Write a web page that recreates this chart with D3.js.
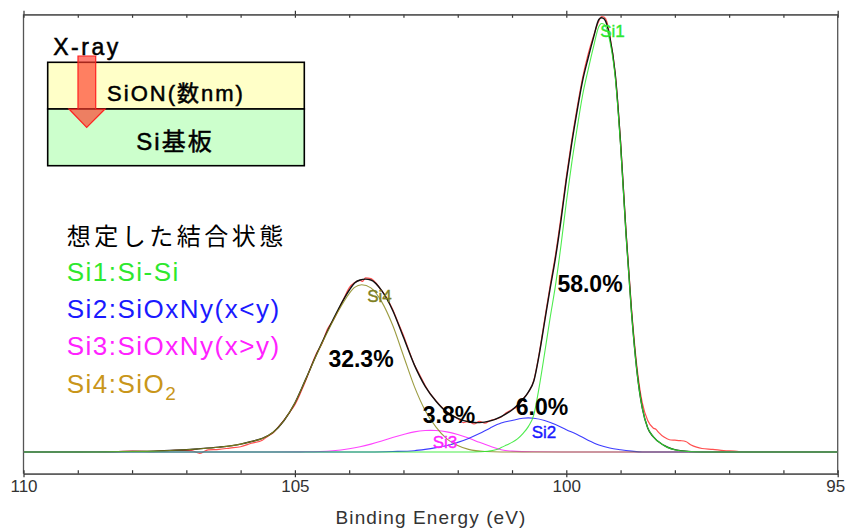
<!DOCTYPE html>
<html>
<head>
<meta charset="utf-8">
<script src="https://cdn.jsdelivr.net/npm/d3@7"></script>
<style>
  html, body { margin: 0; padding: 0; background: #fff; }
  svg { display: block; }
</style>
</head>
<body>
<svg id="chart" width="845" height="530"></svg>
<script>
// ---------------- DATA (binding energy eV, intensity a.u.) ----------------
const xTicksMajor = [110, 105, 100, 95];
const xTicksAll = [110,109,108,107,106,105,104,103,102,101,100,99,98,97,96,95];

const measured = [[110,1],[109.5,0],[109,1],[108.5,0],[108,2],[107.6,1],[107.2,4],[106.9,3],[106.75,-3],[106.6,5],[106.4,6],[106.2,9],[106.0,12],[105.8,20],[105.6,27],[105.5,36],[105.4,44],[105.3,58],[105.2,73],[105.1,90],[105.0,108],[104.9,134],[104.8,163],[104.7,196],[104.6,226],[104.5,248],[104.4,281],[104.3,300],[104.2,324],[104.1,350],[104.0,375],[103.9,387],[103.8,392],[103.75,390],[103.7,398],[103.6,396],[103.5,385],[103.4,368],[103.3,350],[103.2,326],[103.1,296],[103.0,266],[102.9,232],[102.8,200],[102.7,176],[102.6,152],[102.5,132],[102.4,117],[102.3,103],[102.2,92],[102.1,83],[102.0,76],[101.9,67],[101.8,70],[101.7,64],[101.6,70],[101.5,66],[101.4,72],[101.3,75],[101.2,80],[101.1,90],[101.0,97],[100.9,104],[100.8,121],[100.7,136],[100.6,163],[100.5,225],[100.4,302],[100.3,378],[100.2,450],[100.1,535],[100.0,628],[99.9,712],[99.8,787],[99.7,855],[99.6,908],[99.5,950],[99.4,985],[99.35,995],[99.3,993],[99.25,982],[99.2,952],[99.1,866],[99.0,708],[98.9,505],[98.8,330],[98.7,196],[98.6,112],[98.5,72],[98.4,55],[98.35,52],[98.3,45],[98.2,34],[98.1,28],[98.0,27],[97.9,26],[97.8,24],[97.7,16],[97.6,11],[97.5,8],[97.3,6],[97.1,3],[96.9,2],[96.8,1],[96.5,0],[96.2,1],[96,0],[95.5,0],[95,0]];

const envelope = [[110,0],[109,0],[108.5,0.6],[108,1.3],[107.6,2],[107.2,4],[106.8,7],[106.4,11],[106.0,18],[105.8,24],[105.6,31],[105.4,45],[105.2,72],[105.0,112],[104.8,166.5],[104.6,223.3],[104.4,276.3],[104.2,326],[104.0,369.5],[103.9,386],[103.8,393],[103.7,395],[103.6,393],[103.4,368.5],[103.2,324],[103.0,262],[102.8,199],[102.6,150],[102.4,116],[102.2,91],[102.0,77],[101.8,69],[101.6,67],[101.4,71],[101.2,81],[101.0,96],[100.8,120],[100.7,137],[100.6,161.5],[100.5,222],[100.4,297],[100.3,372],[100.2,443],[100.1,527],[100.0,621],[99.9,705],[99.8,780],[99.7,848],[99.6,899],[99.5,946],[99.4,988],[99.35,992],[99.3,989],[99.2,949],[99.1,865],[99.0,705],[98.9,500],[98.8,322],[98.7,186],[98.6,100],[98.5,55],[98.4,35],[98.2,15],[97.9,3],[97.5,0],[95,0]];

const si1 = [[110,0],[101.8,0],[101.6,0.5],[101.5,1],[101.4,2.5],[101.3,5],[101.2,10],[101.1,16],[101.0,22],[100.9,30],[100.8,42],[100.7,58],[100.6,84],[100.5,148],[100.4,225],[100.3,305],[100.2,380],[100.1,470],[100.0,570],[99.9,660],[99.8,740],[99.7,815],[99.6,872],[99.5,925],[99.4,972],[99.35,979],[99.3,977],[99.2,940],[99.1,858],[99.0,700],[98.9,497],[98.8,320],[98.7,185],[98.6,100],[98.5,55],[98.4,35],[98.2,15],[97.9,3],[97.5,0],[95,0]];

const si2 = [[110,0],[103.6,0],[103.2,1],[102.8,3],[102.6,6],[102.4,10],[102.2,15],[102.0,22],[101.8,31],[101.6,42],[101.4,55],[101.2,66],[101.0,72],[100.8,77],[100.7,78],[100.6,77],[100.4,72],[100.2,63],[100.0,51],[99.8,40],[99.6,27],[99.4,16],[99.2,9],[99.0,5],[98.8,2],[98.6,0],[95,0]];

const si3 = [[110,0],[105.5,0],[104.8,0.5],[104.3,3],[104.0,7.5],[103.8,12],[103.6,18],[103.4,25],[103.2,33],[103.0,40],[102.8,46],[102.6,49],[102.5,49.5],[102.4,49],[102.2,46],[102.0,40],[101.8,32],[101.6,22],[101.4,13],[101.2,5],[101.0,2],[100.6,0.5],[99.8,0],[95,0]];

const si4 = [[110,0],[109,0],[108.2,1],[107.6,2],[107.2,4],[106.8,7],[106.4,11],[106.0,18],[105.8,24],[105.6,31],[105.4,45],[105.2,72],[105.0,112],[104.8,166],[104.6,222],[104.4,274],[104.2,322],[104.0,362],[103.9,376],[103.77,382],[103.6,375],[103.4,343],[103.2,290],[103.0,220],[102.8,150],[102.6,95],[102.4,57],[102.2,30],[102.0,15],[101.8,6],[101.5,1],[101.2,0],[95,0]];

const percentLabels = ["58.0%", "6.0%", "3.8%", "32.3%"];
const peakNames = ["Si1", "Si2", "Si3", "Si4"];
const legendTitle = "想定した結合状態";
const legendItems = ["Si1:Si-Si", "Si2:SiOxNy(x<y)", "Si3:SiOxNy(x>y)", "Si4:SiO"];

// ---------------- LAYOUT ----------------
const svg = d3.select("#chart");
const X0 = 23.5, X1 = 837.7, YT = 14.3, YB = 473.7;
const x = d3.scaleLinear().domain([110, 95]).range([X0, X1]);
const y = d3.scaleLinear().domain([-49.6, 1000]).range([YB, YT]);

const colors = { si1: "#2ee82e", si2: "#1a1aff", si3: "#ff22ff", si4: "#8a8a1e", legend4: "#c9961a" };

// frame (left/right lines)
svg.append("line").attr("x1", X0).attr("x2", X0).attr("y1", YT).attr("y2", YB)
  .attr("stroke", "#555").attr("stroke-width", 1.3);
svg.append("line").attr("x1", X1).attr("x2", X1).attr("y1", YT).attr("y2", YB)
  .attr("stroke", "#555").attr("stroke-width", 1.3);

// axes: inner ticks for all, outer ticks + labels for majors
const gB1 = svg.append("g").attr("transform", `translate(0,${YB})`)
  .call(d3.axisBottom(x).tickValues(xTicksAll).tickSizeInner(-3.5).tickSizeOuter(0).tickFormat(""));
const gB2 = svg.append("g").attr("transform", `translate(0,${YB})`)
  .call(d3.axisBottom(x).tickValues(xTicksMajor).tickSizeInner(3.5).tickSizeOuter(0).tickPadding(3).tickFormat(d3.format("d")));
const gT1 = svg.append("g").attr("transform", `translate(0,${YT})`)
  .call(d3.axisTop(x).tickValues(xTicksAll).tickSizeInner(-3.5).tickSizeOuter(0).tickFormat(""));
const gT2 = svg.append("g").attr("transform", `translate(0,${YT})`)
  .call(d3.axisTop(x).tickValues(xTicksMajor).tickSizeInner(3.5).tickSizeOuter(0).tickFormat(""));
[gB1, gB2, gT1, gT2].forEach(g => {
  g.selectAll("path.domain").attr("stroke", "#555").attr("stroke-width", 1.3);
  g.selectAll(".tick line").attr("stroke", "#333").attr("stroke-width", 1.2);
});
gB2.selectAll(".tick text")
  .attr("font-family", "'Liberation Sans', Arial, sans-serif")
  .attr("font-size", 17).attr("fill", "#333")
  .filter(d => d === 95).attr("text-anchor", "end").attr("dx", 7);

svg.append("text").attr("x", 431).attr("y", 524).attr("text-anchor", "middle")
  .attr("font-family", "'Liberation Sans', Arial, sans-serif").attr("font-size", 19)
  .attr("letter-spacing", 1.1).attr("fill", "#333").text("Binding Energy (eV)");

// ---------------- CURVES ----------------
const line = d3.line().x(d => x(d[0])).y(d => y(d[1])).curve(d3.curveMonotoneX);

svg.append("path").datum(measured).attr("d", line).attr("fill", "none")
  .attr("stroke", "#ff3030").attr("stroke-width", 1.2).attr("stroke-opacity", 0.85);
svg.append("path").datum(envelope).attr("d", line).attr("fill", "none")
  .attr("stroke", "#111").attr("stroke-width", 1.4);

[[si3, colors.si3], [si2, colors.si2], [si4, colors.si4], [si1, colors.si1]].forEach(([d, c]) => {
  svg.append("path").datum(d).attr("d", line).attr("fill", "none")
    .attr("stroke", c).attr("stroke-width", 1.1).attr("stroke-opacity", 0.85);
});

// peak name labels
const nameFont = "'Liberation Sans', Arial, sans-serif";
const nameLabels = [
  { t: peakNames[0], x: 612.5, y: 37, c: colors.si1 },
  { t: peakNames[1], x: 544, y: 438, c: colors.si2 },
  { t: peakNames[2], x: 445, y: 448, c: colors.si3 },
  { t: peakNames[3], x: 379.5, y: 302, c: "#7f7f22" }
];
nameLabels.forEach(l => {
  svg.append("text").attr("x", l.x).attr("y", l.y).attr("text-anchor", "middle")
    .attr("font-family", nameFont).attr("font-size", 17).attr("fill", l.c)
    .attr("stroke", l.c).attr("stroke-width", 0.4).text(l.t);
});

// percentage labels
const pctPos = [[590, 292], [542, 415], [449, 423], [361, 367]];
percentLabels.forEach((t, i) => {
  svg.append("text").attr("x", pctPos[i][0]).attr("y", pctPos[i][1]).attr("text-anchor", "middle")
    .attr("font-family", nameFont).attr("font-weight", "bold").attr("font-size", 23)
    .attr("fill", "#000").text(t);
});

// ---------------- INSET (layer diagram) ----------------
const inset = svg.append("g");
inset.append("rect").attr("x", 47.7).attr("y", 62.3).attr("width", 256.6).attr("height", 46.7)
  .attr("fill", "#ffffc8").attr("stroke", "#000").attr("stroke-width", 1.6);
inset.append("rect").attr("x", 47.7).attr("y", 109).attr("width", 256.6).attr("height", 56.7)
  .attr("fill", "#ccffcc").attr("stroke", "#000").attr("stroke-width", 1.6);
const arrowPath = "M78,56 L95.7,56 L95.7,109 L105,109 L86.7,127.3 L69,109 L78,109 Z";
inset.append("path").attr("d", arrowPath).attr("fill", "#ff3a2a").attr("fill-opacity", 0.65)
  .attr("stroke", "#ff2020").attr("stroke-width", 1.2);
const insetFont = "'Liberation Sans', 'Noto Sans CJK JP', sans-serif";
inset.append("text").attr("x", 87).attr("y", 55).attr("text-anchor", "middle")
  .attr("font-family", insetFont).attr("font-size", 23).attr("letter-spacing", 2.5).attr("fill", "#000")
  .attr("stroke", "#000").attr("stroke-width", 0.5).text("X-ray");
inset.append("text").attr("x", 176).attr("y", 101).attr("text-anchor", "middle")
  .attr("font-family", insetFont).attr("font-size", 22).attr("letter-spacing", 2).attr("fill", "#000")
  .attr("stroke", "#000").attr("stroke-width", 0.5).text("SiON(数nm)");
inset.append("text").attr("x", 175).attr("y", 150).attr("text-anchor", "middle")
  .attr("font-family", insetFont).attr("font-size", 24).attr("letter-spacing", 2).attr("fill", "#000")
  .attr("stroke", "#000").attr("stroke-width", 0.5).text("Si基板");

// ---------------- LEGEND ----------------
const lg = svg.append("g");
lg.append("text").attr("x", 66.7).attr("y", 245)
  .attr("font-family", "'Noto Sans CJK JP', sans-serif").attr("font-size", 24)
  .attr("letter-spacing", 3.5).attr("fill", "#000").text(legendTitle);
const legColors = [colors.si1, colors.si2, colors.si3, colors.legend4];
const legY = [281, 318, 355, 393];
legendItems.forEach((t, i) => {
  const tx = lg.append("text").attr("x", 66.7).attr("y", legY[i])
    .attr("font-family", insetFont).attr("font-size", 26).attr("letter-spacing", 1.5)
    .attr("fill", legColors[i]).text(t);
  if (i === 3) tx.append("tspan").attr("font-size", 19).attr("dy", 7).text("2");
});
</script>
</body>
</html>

---

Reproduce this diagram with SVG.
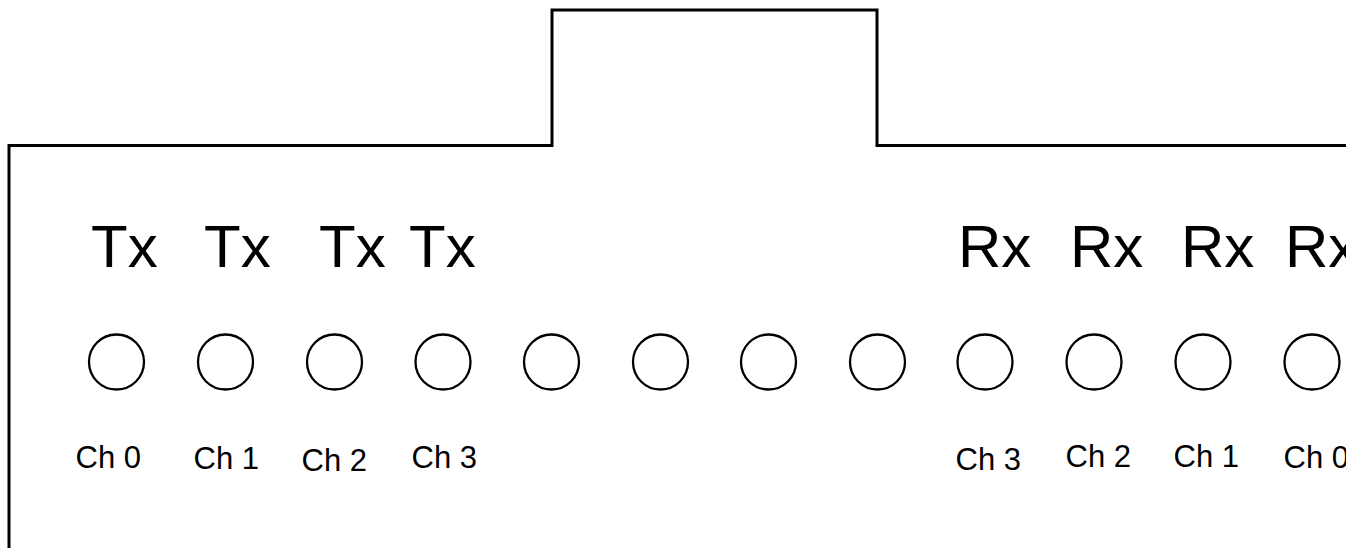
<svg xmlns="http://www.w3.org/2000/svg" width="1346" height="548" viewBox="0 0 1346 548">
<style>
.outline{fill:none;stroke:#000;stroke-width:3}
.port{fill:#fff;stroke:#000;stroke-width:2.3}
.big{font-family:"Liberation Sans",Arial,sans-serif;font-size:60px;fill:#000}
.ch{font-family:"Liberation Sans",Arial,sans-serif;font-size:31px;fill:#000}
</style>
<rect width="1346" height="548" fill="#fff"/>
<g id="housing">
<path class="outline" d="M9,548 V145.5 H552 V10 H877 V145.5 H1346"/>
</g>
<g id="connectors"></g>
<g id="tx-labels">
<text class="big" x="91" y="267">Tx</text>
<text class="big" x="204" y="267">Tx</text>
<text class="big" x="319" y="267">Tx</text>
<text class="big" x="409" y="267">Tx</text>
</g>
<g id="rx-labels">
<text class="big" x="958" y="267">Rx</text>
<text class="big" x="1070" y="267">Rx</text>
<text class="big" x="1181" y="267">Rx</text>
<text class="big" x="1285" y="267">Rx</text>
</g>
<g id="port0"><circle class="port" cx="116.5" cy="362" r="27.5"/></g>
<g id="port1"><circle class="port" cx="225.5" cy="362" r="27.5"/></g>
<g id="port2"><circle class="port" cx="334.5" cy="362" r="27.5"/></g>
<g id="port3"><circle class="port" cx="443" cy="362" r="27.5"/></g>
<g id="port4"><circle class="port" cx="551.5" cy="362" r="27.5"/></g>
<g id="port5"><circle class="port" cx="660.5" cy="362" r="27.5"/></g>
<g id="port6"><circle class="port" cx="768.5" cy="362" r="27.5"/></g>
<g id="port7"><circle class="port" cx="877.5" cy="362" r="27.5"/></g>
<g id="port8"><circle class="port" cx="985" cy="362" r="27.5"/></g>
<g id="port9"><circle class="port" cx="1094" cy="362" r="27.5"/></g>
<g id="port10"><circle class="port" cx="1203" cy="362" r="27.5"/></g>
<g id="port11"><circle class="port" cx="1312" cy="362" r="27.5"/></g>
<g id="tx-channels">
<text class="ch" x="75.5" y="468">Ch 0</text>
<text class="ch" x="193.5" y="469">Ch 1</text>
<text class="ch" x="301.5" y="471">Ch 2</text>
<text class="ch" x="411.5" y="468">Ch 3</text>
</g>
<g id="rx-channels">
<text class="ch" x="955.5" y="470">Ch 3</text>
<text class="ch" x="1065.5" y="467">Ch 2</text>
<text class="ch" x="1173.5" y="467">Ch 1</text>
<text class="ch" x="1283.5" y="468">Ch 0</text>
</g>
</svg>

* Goal of the exercise
Go through the material line by line. Show each line that contains the string "with".

* Problem solution
Write a web page that recreates this chart with D3.js.
Reproduce this diagram with SVG.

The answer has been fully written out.